- [Objective]
Without the pictures, output the lines of the material from the very first through the one that holds "Vjetore të SO2".

- [Supplied data]
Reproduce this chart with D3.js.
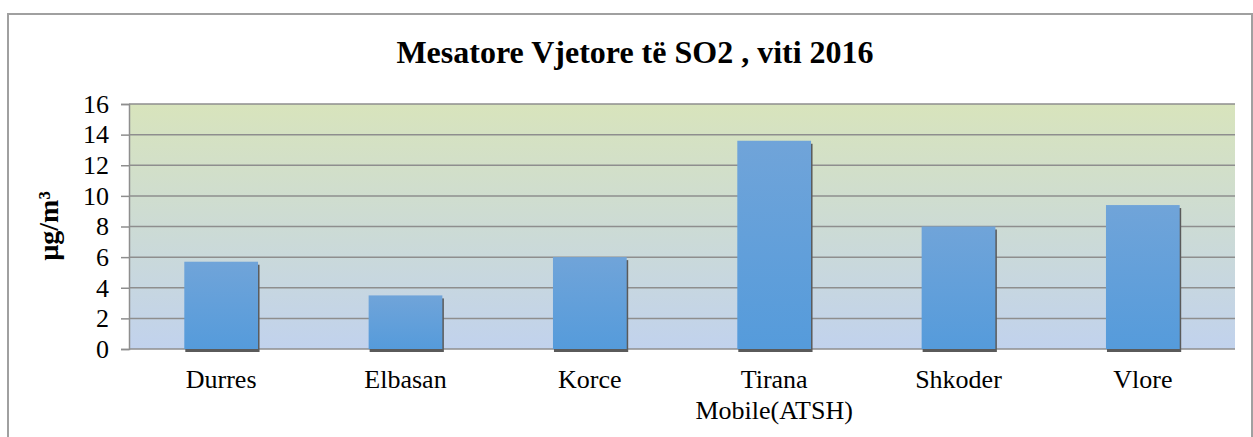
<!DOCTYPE html>
<html>
<head>
<meta charset="utf-8">
<script src="https://cdn.jsdelivr.net/npm/d3@7"></script>
<style>
  body { margin: 0; background: #fff; }
  svg text { font-family: "Liberation Serif", "Times New Roman", Times, serif; fill: #000; }
</style>
</head>
<body>
<svg id="chart" width="1253" height="437"></svg>
<script>
const categories = ["Durres", "Elbasan", "Korce", "Tirana Mobile(ATSH)", "Shkoder", "Vlore"];
const values = [5.7, 3.5, 6.0, 13.6, 8.0, 9.4];
const yTicks = [0, 2, 4, 6, 8, 10, 12, 14, 16];
const title = "Mesatore Vjetore të SO2 , viti 2016";

const W = 1253, H = 437;
const margin = { top: 104, right: 18, bottom: 88, left: 129 };
const width = W - margin.left - margin.right;
const height = H - margin.top - margin.bottom;

const svg = d3.select("#chart");
const defs = svg.append("defs");

// plot background gradient (green at top, blue at bottom)
const bg = defs.append("linearGradient").attr("id", "bg").attr("x1", 0).attr("y1", 0).attr("x2", 0).attr("y2", 1);
bg.append("stop").attr("offset", "0%").attr("stop-color", "#d8e4bc");
bg.append("stop").attr("offset", "100%").attr("stop-color", "#c1d2ed");

const barGrad = defs.append("linearGradient").attr("id", "bar").attr("x1", 0).attr("y1", 0).attr("x2", 0).attr("y2", 1);
barGrad.append("stop").attr("offset", "0%").attr("stop-color", "#70a4d9");
barGrad.append("stop").attr("offset", "100%").attr("stop-color", "#559bdb");

// outer frame
svg.append("rect")
  .attr("x", 8).attr("y", 14).attr("width", 1244).attr("height", 440)
  .attr("fill", "none").attr("stroke", "#a0a0a0").attr("stroke-width", 2);

svg.append("text")
  .attr("x", 635).attr("y", 63)
  .attr("text-anchor", "middle")
  .style("font-size", "32px").style("font-weight", "bold")
  .text(title);

const g = svg.append("g").attr("transform", `translate(${margin.left},${margin.top})`);

const x = d3.scaleBand().domain(categories).range([0, width]);
const y = d3.scaleLinear().domain([0, 16]).range([height, 0]);
const barW = x.bandwidth() * 0.4;

g.append("rect").attr("width", width).attr("height", height).attr("fill", "url(#bg)");

// gridlines
g.append("g").selectAll("line").data(yTicks).join("line")
  .attr("x1", 0).attr("x2", width)
  .attr("y1", d => y(d)).attr("y2", d => y(d))
  .attr("stroke", "#8e8e8e").attr("stroke-width", 1.5);

// bars with shadow
const bars = g.append("g").selectAll("g").data(values).join("g")
  .attr("transform", (d, i) => `translate(${x(categories[i]) + (x.bandwidth() - barW) / 2},0)`);
bars.append("rect")
  .attr("x", 1).attr("y", d => y(d) + 3)
  .attr("width", barW + 0.5).attr("height", d => height - y(d))
  .attr("fill", "#5a5a5a");
bars.append("rect")
  .attr("x", 0).attr("y", d => y(d))
  .attr("width", barW).attr("height", d => height - y(d))
  .attr("fill", "url(#bar)");

// y axis
const yAxis = g.append("g")
  .call(d3.axisLeft(y).tickValues(yTicks).tickSize(8).tickPadding(12));
yAxis.attr("font-size", null).attr("font-family", null);
yAxis.select(".domain").attr("stroke", "#8e8e8e").attr("stroke-width", 1.5);
yAxis.selectAll(".tick line").attr("stroke", "#8e8e8e").attr("stroke-width", 1.5);
yAxis.selectAll("text").style("font-size", "26px").attr("fill", "#000");

// x axis labels
const xl = g.append("g").selectAll("text").data(categories).join("text")
  .attr("x", d => x(d) + x.bandwidth() / 2)
  .attr("y", height + 39)
  .attr("text-anchor", "middle")
  .style("font-size", "26px");
xl.each(function (d) {
  const words = d.split(" ");
  const t = d3.select(this);
  words.forEach((w, i) => {
    t.append("tspan").attr("x", x(d) + x.bandwidth() / 2).attr("dy", i === 0 ? 0 : 31).text(w);
  });
});

// y axis title
svg.append("text")
  .attr("transform", "translate(58,226) rotate(-90)")
  .attr("text-anchor", "middle")
  .style("font-size", "28px").style("font-weight", "bold")
  .text("µg/m³");
</script>
</body>
</html>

- [Task solution]
Reproduce this chart with D3.js.
<!DOCTYPE html>
<html>
<head>
<meta charset="utf-8">
<script src="https://cdn.jsdelivr.net/npm/d3@7"></script>
<style>
  body { margin: 0; background: #fff; }
  svg text { font-family: "Liberation Serif", "Times New Roman", Times, serif; fill: #000; }
</style>
</head>
<body>
<svg id="chart" width="1253" height="437"></svg>
<script>
const categories = ["Durres", "Elbasan", "Korce", "Tirana Mobile(ATSH)", "Shkoder", "Vlore"];
const values = [5.7, 3.5, 6.0, 13.6, 8.0, 9.4];
const yTicks = [0, 2, 4, 6, 8, 10, 12, 14, 16];
const title = "Mesatore Vjetore të SO2 , viti 2016";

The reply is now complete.